Glossary of Matatika terms.
You can find the technical glossary here.
- Configuration Repository
- Data Import
- Data Source
- Data Store
Datasets are the insights within the Matatika platform. They can be charts, tables, or csv (excel) download links. The easiest way to define a new dataset is to use the dataset file format.
Matatika Data Sources will automatically publish datasets during the data import configuration.
A data import is another name for a Pipeline, these scheduled set of tasks extract data from a Data Source, load the data into a Data Store, and perform the configured Transforms. You need adminstrator access to managed the Workspace data imports.
A data source is a file, cloud app or database that you import data from. When you choose a data source to use in a data import, you will usually be required to supply settings that control how Matatika connect’s to your data for import. At Matatika, we building a catalog of data sources that come with related transforms and datasets.
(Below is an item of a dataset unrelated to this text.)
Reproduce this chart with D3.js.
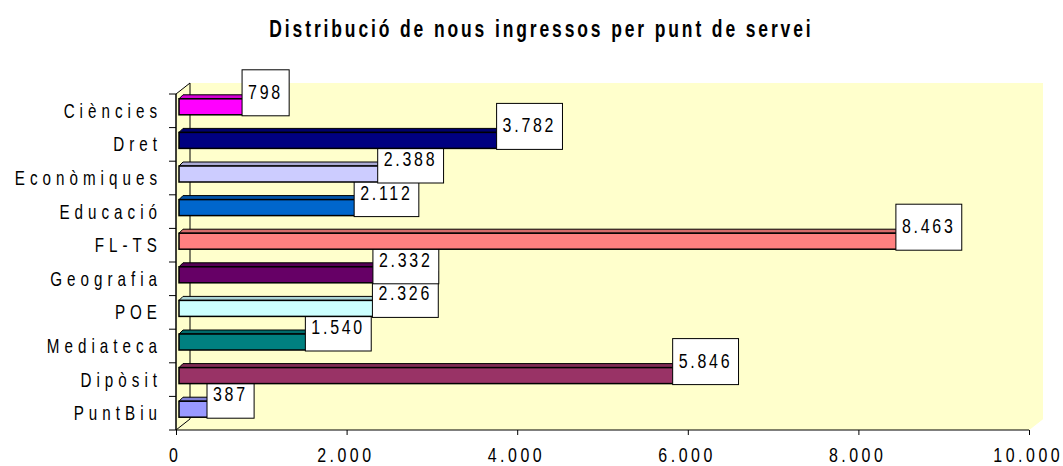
<!DOCTYPE html>
<html>
<head>
<meta charset="utf-8">
<script src="https://cdn.jsdelivr.net/npm/d3@7"></script>
<style>
  body { margin: 0; background: #fff; }
  text { font-family: "Liberation Sans", Arial, sans-serif; }
</style>
</head>
<body>
<div id="chart"></div>
<script>
// data
var categories = ["Ciències", "Dret", "Econòmiques", "Educació", "FL-TS",
                  "Geografia", "POE", "Mediateca", "Dipòsit", "PuntBiu"];
var values = [798, 3782, 2388, 2112, 8463, 2332, 2326, 1540, 5846, 387];
var barColors = ["#FF00FF", "#000080", "#CCCCFF", "#0066CC", "#FF8080",
                 "#660066", "#CCFFFF", "#008080", "#993366", "#9999FF"];
var xTicks = [0, 2000, 4000, 6000, 8000, 10000];
var title = "Distribució de nous ingressos per punt de servei";

var width = 1063, height = 466;
var sx = 0.76;   // horizontal squeeze, the reference uses a narrow face

var svg = d3.select("#chart").append("svg")
    .attr("width", width)
    .attr("height", height);

var x = d3.scaleLinear().domain([0, 10000]).range([176, 1029]);
var y = d3.scaleBand().domain(categories).range([94, 430]);

// number format with dots for thousands
var fmt = function(v){
    return d3.format(",")(v).replace(/,/g, ".");
};

// put a text at (tx, ty) squeezed horizontally
function narrowAt(sel, tx, ty){
    sel.attr("x", 0).attr("y", 0)
        .attr("transform", "translate(" + tx + "," + ty + ") scale(" + sx + ",1)");
}

// 3d wall depth
var wdx = 14, wdy = -11;
var x0 = x(0), x1 = x(10000), yTop = y.range()[0], yBot = y.range()[1];

// back wall
svg.append("path")
    .attr("d", "M " + (x0 + wdx) + " " + (yTop + wdy) +
        " L " + (x1 + wdx) + " " + (yTop + wdy) +
        " L " + (x1 + wdx) + " " + (yBot + wdy) +
        " L " + x1 + " " + yBot +
        " L " + (x0 + wdx) + " " + yBot + " Z")
    .attr("fill", "#FFFFCC");

// floor
svg.append("path")
    .attr("d", "M " + x0 + " " + yBot +
        " L " + (x0 + wdx) + " " + (yBot + wdy) +
        " L " + (x1 + wdx) + " " + (yBot + wdy) +
        " L " + x1 + " " + yBot + " Z")
    .attr("fill", "#FFFFCC");

// side wall
svg.append("path")
    .attr("d", "M " + x0 + " " + yTop +
        " L " + (x0 + wdx) + " " + (yTop + wdy) +
        " L " + (x0 + wdx) + " " + (yBot + wdy) +
        " L " + x0 + " " + yBot + " Z")
    .attr("fill", "#FFFFCC")
    .attr("stroke", "#000")
    .attr("stroke-width", 1);

// category axis
var gy = svg.append("g").attr("class", "y-axis");
gy.append("line").attr("x1", x0).attr("x2", x0).attr("y1", yTop).attr("y2", yBot)
    .attr("stroke", "#000");
for (var k = 0; k <= categories.length; k = k + 1){
    var ty = yTop + k * y.step();
    gy.append("line").attr("x1", x0 - 7).attr("x2", x0).attr("y1", ty).attr("y2", ty)
        .attr("stroke", "#000");
}

var catSpacing = 6.6;
gy.selectAll(".cat-label")
    .data(categories)
    .enter().append("text")
    .attr("class", "cat-label")
    .attr("text-anchor", "end")
    .attr("font-size", 20)
    .attr("letter-spacing", catSpacing + "px")
    .attr("fill", "#000")
    .text(function(d){ return d; })
    .each(function(d){
        narrowAt(d3.select(this), 157 + catSpacing * sx, y(d) + y.bandwidth() / 2 + 7);
    });

// value axis
var xAxis = d3.axisBottom(x).tickValues(xTicks).tickSize(5).tickFormat(fmt);
var gx = svg.append("g")
    .attr("transform", "translate(0," + yBot + ")")
    .call(xAxis);
gx.select(".domain").attr("d", "M" + x0 + ",0H" + x1).attr("stroke", "#000");
gx.selectAll(".tick line").attr("stroke", "#000");
var tickSpacing = 4.6;
gx.selectAll(".tick text")
    .attr("font-size", 21)
    .attr("font-family", "'Liberation Sans', Arial, sans-serif")
    .attr("letter-spacing", tickSpacing + "px")
    .attr("fill", "#000")
    .attr("dy", 0)
    .each(function(){
        narrowAt(d3.select(this), tickSpacing * sx / 2 - 3, 32);
    });

// bars, drawn bottom to top so upper bars cover lower labels
var bh = 16, bdx = 4, bdy = -4, bfx = 3;
var valSpacing = 3.6;
for (var i = categories.length - 1; i >= 0; i = i - 1){
    var c = categories[i];
    var v = values[i];
    var col = d3.color(barColors[i]);
    var cy = y(c) + y.bandwidth() / 2 - 4;
    var fx0 = x(0) + bfx, fx1 = x(v) + bfx;
    var fy0 = cy - bh / 2, fy1 = cy + bh / 2;
    var g = svg.append("g").attr("class", "bar");

    // top face
    g.append("path")
        .attr("d", "M " + fx0 + " " + fy0 +
            " L " + (fx0 + bdx) + " " + (fy0 + bdy) +
            " L " + (fx1 + bdx) + " " + (fy0 + bdy) +
            " L " + fx1 + " " + fy0 + " Z")
        .attr("fill", col.darker(0.5))
        .attr("stroke", "#000").attr("stroke-width", 1);
    // side face
    g.append("path")
        .attr("d", "M " + fx1 + " " + fy0 +
            " L " + (fx1 + bdx) + " " + (fy0 + bdy) +
            " L " + (fx1 + bdx) + " " + (fy1 + bdy) +
            " L " + fx1 + " " + fy1 + " Z")
        .attr("fill", col.darker(1.2))
        .attr("stroke", "#000").attr("stroke-width", 1);
    // front face
    g.append("rect")
        .attr("x", fx0).attr("y", fy0)
        .attr("width", fx1 - fx0).attr("height", bh)
        .attr("fill", col)
        .attr("stroke", "#000").attr("stroke-width", 1.5);

    // value label box
    var lx = x(v) - 2;
    var boxH = 46;
    var by = fy1 + 1 - boxH;
    var lg = svg.append("g").attr("class", "value-label");
    var box = lg.append("rect")
        .attr("x", lx).attr("y", by)
        .attr("height", boxH)
        .attr("fill", "#fff")
        .attr("stroke", "#000").attr("stroke-width", 1);
    var t = lg.append("text")
        .attr("font-size", 21)
        .attr("letter-spacing", valSpacing + "px")
        .attr("fill", "#000")
        .text(fmt(v));
    narrowAt(t, lx + 6, by + 29);
    var tw = t.node().getComputedTextLength() * sx - valSpacing * sx;
    box.attr("width", tw + 15);
}

// title
var titleSpacing = 3.8;
var tt = svg.append("text")
    .attr("text-anchor", "middle")
    .attr("font-size", 23)
    .attr("font-weight", "bold")
    .attr("letter-spacing", titleSpacing + "px")
    .attr("fill", "#000")
    .text(title);
narrowAt(tt, 540 + titleSpacing * sx / 2, 37);
</script>
</body>
</html>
A Matatika workspace can import data from any of the 300+ Meltano extractors and Singer Taps
A data store is responsible for storing and preparing your data for query. By default, a workspace is provisioned with an isolated PostgreSQL data store.
A Matatika workspace can use any number of JDBC compliant database or serverless data warehouses such as Google BigQuery or AWS Athena.
A Pipeline is scheduled set of Data Component tasks. You need adminstrator access to managed the Workspace pipelines.
Transforms are used to prepare your data for analysis. For example, aggregating measurements can make big data manageable or more performant, dealing with changing names can avoid misleading inconsistencies, and naming your measures and dimensions can align analysis with your business vocabulary.
A Matatika workspace uses dbt for robust and reusable transforms.
A workspace is an invite only data collaboration space. You can be an owner, administrator or member of many workspaces; with each workspace connected to isolated Data Stores that are capable of storing billions of rows. Rather than simple dashboards, member collaboration in the workspace used to improve the relevance of the datasets shown in your feed.